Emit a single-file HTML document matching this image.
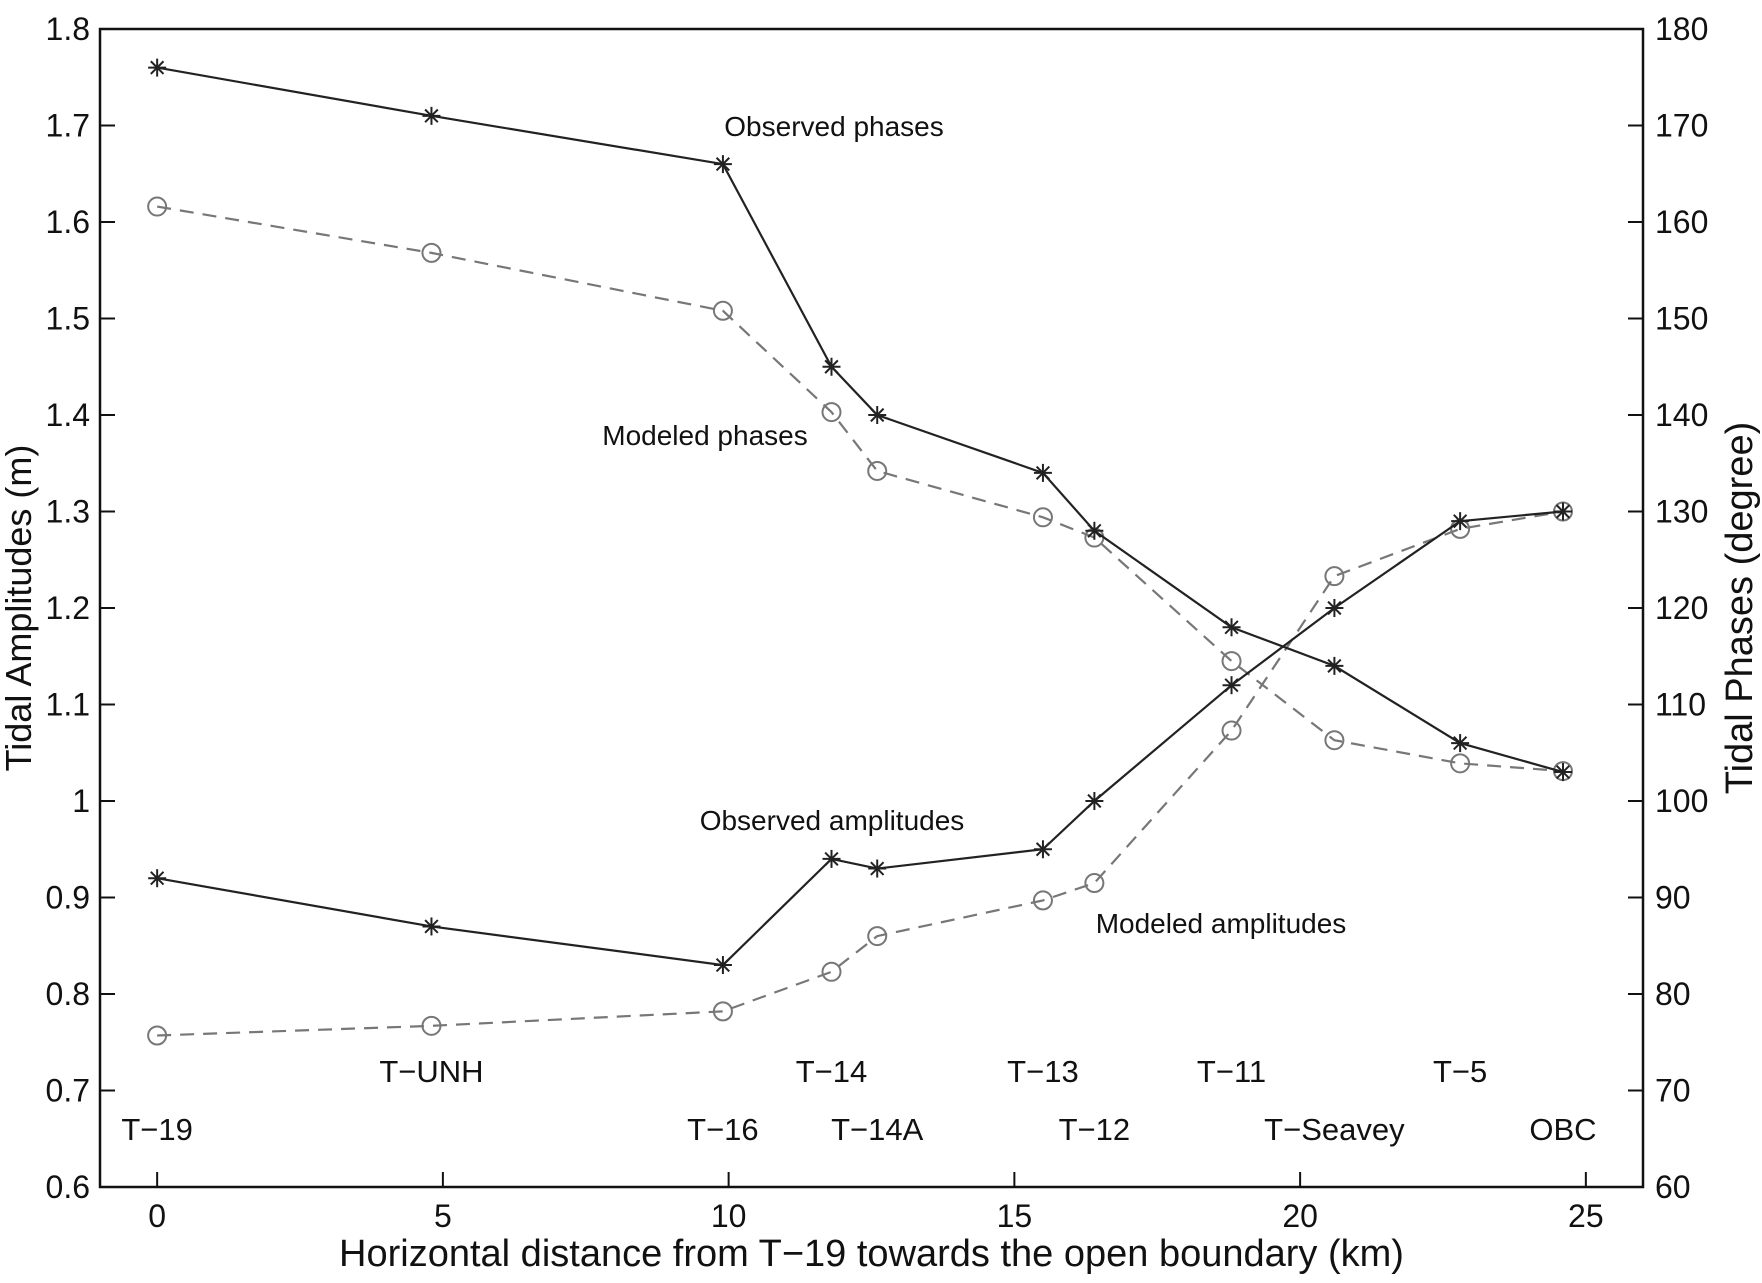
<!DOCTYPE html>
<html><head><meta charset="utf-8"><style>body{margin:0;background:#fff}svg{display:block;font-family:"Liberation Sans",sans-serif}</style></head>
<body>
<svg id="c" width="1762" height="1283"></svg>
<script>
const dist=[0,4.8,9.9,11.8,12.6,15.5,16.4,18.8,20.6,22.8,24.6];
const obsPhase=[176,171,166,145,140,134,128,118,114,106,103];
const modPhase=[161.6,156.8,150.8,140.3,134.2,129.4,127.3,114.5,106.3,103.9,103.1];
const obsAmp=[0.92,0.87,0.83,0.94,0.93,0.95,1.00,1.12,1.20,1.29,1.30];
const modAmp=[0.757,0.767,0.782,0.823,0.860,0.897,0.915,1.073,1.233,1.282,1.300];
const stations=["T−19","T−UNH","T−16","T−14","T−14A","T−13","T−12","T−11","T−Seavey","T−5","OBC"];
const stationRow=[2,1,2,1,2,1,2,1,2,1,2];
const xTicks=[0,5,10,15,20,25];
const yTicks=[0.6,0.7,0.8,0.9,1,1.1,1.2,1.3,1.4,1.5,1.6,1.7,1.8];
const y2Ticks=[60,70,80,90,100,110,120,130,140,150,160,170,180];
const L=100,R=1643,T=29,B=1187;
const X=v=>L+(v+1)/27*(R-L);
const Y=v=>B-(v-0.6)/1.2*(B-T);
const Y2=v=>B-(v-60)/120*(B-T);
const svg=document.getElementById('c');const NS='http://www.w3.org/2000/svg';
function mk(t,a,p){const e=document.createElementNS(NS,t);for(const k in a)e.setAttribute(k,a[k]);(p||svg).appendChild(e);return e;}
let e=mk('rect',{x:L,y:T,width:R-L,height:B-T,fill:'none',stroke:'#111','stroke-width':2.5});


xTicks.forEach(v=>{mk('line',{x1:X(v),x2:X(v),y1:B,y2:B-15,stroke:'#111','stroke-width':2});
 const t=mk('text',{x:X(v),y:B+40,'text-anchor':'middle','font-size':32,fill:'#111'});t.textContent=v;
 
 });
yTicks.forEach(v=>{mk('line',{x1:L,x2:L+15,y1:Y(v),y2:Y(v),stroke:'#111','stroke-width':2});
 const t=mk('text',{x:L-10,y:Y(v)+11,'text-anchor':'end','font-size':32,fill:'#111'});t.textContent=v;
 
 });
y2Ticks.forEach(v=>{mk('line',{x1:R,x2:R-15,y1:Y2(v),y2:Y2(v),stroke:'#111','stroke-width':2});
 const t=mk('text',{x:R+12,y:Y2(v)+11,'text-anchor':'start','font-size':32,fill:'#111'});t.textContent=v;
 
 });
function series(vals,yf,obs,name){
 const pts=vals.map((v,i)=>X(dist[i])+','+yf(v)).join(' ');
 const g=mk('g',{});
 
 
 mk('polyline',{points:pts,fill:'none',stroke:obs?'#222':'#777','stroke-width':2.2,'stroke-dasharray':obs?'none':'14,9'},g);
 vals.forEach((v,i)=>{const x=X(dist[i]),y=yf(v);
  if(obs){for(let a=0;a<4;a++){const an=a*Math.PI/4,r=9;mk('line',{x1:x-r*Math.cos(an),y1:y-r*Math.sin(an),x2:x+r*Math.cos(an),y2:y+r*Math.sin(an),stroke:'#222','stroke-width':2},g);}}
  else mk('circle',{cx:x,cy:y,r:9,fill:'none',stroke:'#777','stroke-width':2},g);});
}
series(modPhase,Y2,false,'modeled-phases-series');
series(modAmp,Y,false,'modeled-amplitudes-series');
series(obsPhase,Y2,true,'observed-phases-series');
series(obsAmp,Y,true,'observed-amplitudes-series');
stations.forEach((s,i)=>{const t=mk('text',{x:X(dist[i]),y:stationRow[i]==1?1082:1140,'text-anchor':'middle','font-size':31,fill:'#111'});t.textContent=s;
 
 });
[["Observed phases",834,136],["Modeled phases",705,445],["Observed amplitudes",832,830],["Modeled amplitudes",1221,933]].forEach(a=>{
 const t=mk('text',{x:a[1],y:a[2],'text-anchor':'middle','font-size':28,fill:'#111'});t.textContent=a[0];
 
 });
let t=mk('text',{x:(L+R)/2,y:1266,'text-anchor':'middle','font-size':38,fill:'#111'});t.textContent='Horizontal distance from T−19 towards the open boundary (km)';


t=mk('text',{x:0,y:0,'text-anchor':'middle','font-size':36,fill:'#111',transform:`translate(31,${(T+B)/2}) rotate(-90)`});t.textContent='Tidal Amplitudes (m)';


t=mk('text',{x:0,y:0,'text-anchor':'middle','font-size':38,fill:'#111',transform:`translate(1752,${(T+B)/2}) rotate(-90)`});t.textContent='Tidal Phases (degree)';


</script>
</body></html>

* * *

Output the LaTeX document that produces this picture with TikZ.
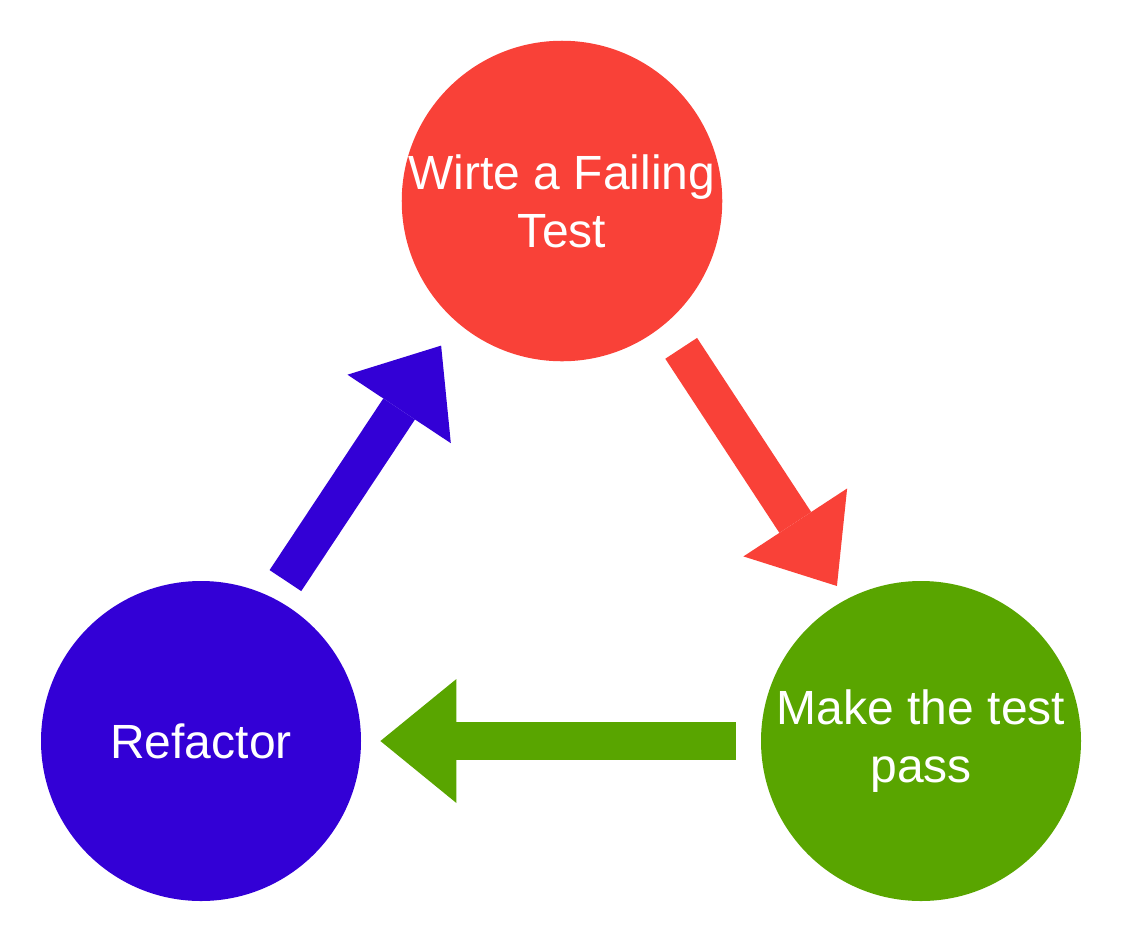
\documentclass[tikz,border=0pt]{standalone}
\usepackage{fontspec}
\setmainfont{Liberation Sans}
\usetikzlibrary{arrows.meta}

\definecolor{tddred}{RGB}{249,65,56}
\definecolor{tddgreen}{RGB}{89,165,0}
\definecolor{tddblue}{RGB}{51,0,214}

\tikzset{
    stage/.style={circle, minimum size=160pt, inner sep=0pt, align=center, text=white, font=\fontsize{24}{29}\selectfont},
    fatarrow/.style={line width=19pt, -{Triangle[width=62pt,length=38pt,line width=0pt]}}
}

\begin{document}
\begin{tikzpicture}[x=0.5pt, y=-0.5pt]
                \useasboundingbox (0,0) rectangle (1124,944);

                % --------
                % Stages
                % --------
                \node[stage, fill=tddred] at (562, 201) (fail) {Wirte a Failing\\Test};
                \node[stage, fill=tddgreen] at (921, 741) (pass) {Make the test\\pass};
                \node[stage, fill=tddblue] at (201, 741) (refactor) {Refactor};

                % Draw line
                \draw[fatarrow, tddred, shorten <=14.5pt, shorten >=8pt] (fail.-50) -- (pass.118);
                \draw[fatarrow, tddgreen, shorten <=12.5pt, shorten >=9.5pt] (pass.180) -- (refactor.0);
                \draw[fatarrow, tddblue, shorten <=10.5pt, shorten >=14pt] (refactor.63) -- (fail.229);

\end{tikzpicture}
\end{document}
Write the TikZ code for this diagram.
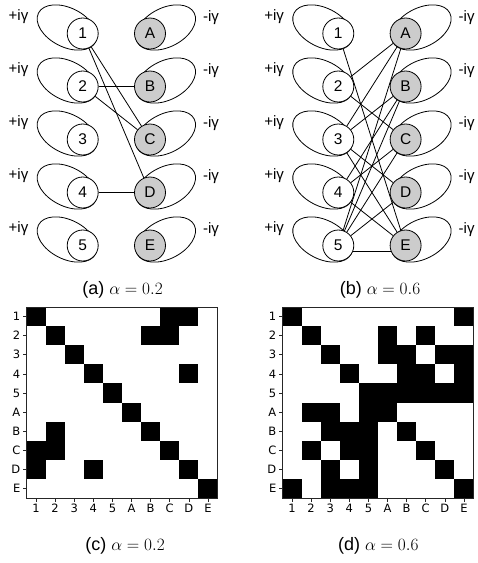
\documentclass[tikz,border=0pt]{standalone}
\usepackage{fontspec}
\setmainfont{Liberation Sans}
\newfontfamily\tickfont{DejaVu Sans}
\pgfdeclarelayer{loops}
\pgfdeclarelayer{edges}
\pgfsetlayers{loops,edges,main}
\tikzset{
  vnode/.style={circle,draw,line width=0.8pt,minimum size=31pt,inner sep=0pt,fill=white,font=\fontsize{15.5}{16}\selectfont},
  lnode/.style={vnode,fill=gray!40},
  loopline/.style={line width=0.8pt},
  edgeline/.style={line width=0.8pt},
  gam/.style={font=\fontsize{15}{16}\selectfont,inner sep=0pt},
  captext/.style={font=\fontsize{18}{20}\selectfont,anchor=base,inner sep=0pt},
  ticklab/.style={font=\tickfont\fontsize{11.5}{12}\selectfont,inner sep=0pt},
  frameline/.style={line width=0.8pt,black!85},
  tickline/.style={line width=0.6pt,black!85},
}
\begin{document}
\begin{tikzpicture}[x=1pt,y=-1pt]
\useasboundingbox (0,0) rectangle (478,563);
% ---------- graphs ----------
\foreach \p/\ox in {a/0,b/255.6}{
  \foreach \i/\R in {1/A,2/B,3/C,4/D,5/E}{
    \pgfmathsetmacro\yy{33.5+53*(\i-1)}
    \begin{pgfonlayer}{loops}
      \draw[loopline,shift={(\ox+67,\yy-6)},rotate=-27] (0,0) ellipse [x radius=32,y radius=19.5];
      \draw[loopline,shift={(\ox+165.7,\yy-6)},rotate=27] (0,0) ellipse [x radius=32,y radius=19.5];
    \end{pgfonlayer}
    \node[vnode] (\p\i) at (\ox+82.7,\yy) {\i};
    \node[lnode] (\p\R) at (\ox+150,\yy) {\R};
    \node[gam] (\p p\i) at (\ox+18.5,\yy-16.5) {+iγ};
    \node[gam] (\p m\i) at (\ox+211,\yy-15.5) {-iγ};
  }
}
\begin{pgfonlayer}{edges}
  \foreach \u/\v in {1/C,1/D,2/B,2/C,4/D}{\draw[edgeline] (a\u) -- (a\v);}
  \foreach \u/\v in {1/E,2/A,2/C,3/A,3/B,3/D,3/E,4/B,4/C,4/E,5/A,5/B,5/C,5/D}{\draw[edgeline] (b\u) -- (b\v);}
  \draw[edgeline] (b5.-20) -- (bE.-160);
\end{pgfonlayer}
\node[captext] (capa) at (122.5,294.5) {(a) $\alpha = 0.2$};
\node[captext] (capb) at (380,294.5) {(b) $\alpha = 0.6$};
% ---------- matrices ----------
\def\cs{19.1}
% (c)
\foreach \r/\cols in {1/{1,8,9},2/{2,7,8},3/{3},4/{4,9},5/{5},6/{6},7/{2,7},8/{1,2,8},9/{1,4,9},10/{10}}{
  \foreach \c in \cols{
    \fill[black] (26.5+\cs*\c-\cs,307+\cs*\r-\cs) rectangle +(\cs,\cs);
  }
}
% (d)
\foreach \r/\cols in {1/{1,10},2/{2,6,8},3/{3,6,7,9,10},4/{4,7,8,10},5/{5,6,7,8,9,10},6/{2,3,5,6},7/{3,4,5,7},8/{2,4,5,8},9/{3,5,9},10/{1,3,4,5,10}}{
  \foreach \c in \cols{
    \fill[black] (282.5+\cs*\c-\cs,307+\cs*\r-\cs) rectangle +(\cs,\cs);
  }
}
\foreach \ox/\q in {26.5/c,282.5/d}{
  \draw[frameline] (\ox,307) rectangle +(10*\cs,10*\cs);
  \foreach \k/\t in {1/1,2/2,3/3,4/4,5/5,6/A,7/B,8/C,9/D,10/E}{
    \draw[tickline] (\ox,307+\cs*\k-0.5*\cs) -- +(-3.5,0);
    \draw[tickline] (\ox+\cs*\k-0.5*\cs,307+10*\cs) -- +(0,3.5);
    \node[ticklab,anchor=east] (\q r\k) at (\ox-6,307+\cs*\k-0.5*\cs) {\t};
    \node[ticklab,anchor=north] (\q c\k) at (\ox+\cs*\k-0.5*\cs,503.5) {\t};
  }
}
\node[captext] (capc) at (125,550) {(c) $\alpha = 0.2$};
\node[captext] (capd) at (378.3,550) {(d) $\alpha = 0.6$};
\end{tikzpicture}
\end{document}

## REQUIREMENT
Only the number is wanted: how many lines in the entries above contain the string "this"?

## WRITTEN ANSWER
3